-- BEGIN --
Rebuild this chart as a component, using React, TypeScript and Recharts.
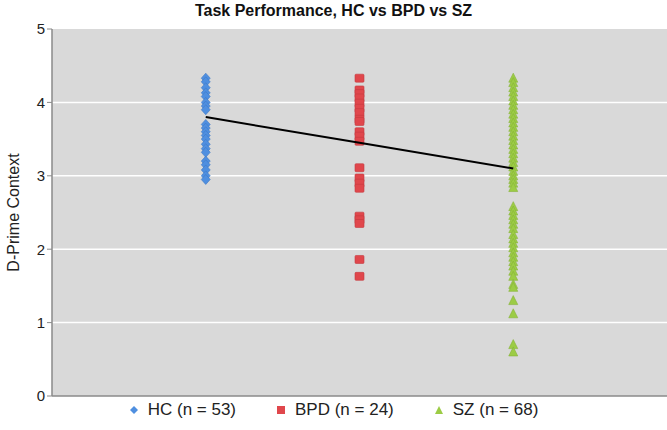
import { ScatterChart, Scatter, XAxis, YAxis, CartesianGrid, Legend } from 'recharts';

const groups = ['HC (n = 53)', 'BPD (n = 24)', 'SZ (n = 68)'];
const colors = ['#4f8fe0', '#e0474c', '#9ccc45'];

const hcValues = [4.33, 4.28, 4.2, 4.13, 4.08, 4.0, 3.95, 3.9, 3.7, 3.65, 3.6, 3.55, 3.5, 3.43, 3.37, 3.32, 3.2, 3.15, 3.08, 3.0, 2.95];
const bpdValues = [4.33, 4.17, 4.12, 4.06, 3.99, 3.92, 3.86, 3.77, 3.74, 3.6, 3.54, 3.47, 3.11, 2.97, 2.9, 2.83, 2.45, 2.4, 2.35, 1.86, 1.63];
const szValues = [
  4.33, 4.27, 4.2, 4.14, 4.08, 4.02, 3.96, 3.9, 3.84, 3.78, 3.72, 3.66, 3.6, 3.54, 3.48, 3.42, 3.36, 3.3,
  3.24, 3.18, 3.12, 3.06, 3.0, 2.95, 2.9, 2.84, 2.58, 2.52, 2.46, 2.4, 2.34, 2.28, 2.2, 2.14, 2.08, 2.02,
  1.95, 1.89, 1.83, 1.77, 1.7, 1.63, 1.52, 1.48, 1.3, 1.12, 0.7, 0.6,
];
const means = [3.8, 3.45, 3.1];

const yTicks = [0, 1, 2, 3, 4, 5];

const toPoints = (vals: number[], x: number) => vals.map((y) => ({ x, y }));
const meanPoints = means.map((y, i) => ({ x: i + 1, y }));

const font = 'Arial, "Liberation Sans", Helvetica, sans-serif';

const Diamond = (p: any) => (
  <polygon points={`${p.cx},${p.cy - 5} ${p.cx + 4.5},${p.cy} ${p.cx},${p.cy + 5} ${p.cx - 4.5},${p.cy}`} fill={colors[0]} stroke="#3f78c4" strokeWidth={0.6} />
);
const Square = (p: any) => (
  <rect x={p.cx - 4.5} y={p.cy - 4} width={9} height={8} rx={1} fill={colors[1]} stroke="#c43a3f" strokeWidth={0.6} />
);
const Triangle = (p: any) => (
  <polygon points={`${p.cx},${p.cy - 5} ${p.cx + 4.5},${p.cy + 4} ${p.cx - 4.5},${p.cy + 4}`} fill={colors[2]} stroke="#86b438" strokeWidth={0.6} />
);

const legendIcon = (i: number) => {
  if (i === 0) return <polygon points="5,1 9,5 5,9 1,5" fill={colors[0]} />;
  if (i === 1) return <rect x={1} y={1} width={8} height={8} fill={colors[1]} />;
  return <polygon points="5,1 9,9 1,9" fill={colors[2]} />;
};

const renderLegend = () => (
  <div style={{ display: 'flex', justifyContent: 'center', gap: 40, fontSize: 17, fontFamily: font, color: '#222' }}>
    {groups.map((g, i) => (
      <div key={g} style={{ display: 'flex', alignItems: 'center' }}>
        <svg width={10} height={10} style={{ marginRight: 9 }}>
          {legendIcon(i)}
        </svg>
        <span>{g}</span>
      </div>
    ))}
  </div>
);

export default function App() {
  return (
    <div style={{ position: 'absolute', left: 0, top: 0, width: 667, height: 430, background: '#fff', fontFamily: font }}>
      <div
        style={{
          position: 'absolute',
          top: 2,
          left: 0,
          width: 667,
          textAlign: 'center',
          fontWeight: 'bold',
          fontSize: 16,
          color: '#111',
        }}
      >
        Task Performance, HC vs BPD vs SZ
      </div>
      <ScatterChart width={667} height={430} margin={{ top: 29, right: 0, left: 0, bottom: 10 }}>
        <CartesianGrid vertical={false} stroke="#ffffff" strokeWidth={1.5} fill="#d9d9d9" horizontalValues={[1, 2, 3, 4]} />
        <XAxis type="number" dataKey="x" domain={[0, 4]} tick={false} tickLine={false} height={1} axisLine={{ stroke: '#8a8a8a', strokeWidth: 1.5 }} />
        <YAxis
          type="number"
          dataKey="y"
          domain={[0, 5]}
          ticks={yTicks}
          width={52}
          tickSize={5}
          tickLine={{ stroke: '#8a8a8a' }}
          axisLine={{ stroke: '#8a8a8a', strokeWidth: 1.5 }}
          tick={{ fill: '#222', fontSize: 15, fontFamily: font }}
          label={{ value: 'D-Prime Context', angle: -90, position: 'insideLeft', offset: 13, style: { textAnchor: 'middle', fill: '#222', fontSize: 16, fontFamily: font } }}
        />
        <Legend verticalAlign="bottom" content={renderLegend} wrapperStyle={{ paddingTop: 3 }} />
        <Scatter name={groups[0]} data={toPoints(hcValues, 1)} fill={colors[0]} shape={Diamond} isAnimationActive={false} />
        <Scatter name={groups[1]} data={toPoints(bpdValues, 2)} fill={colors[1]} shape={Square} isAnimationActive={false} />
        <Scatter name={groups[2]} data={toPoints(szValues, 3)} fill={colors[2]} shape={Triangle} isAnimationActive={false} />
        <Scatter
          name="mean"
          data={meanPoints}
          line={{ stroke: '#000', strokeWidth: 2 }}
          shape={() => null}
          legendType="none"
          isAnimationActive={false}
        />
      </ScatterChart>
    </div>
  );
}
-- END --
-- BEGIN --
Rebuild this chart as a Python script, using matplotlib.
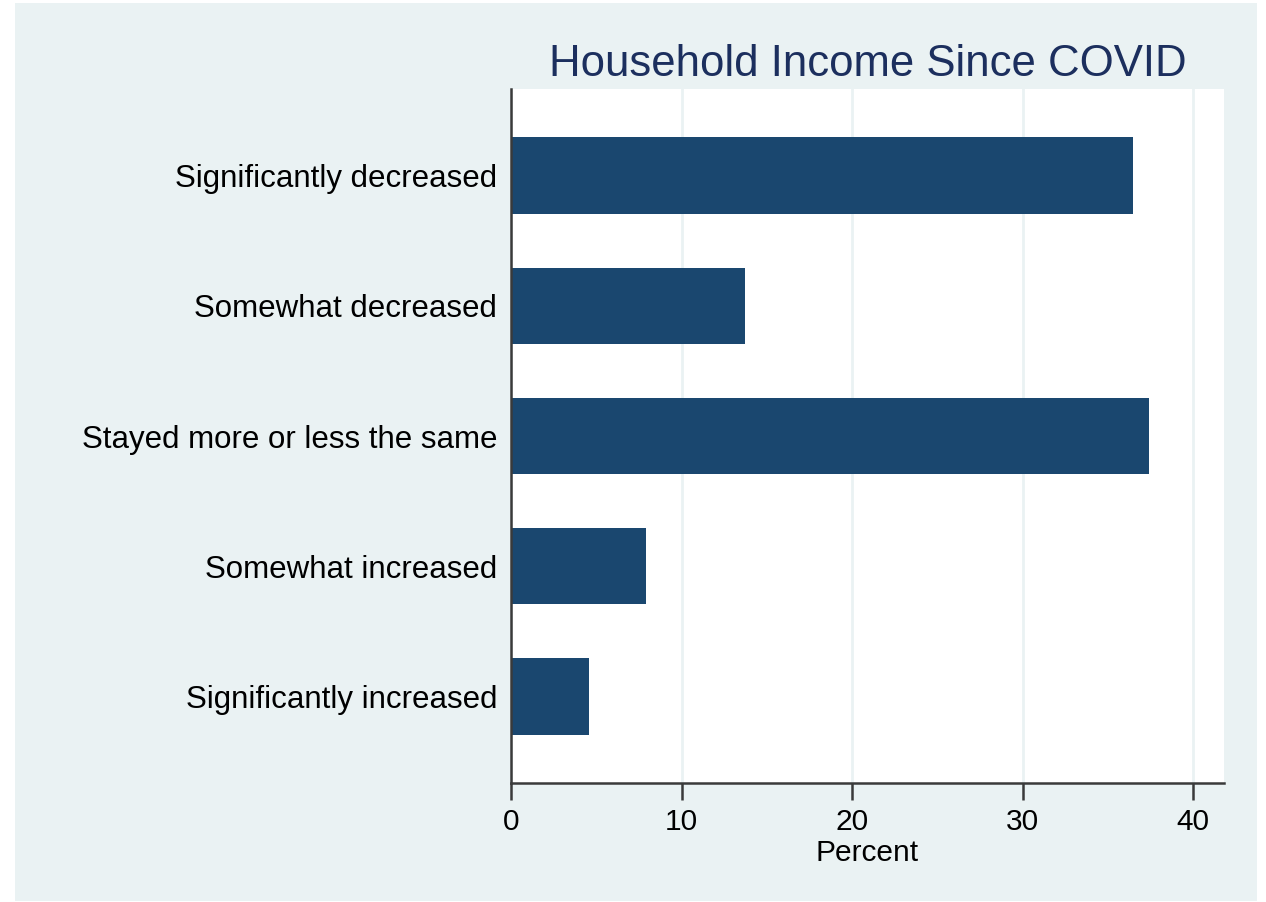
-- END --
The lines to collect are those holding the string "Rebuild"; copy them all.

Rebuild this chart as a component, using React, TypeScript and Recharts.
Rebuild this chart as a Python script, using matplotlib.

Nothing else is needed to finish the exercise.